WHAT THE TASK ASKS: Retype only what runs from the first line of the listing to the line holding "plt.rcParams['font.family'] = ['Lato', 'DejaVu", both included. Do not retype the pictures.

RECORDED INFORMATION:

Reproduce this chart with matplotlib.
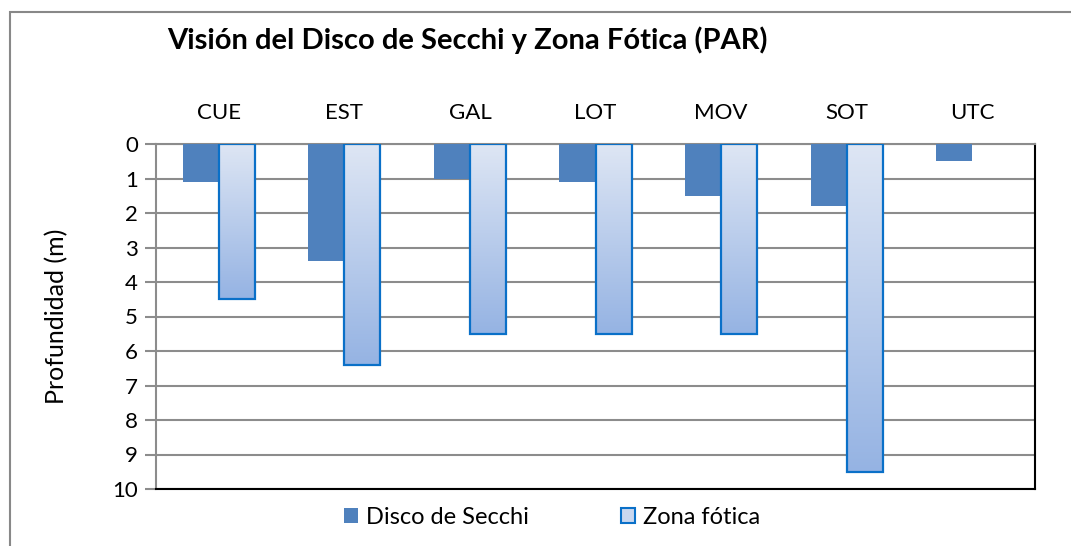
import matplotlib
matplotlib.use("Agg")
import matplotlib.pyplot as plt
import numpy as np
from matplotlib.colors import LinearSegmentedColormap
from matplotlib.patches import Rectangle, Patch

plt.rcParams['font.family'] = ['Lato', 'DejaVu Sans']

categories = ["CUE", "EST", "GAL", "LOT", "MOV", "SOT", "UTC"]
secchi = [1.1, 3.4, 1.0, 1.1, 1.5, 1.8, 0.5]
zona_fotica = [4.5, 6.4, 5.5, 5.5, 5.5, 9.5, np.nan]
yticks = list(range(0, 11))

fig = plt.figure(figsize=(10.71, 5.46), dpi=100)
# outer chart border
fig.patches.append(Rectangle((10/1071, -0.1), 1.2, 1 - 12/546 + 0.1, transform=fig.transFigure,
                             fill=False, edgecolor="#888888", linewidth=1.5))

ax = fig.add_axes([156/1071, 1-489/546, 879/1071, 345/546])
x = np.arange(len(categories))
w = 0.287

ax.bar(x - w/2, secchi, width=w, color="#4F81BD", edgecolor="none", zorder=3,
       label="Disco de Secchi")
zf = np.array(zona_fotica, dtype=float)
valid = ~np.isnan(zf)
zb = ax.bar(x[valid] + w/2, zf[valid], width=w, color="none",
            edgecolor="#0A70C8", linewidth=1.6, zorder=4, label="Zona fótica")

cmap = LinearSegmentedColormap.from_list("g", ["#DEE6F4", "#95B3E3"])
grad = np.linspace(0, 1, 256).reshape(-1, 1)
for rect, v in zip(zb.patches, zf[valid]):
    x0 = rect.get_x()
    im = ax.imshow(grad, cmap=cmap, aspect="auto",
                   extent=(x0, x0 + rect.get_width(), v, 0), origin="upper", zorder=3.5)
    im.set_clip_path(rect)

ax.set_xlim(-0.5, len(categories) - 0.5)
ax.set_ylim(10, 0)
ax.set_yticks(yticks)
ax.set_yticklabels([str(t) for t in yticks], fontsize=16)
ax.yaxis.grid(True, color="#8C8C8C", linewidth=1.5, zorder=1)
ax.set_axisbelow(True)
ax.tick_params(axis="y", direction="out", length=8, width=1.5, color="#8C8C8C", pad=5)

ax.xaxis.tick_top()
ax.set_xticks(x)
ax.set_xticklabels(categories, fontsize=16)
ax.tick_params(axis="x", length=0, pad=15)

for s in ["top", "left"]:
    ax.spines[s].set_color("#8C8C8C")
    ax.spines[s].set_linewidth(1.5)
for s in ["right", "bottom"]:
    ax.spines[s].set_color("black")
    ax.spines[s].set_linewidth(1.5)

fig.text(57/1071, 1-316/546, "Profundidad (m)", fontsize=18, rotation=90,
         ha="center", va="center")

fig.text(167/1071, 1-40/546, "Visión del Disco de Secchi y Zona Fótica (PAR)",
         fontsize=21, fontweight="bold", ha="left", va="center")

handles = [Patch(facecolor="#4F81BD", edgecolor="none", label="Disco de Secchi"),
           Patch(facecolor="#C9D7EF", edgecolor="#0A70C8", linewidth=1.5, label="Zona fótica")]
fig.legend(handles=handles, loc="center", bbox_to_anchor=(552/1071, 1-517/546), ncol=2,
           frameon=False, fontsize=17, handlelength=0.6, handleheight=0.6,
           handletextpad=0.35, columnspacing=3.9)

fig.savefig("out.png", dpi=100)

THE REPLY:
Reproduce this chart with matplotlib.
import matplotlib
matplotlib.use("Agg")
import matplotlib.pyplot as plt
import numpy as np
from matplotlib.colors import LinearSegmentedColormap
from matplotlib.patches import Rectangle, Patch

plt.rcParams['font.family'] = ['Lato', 'DejaVu Sans']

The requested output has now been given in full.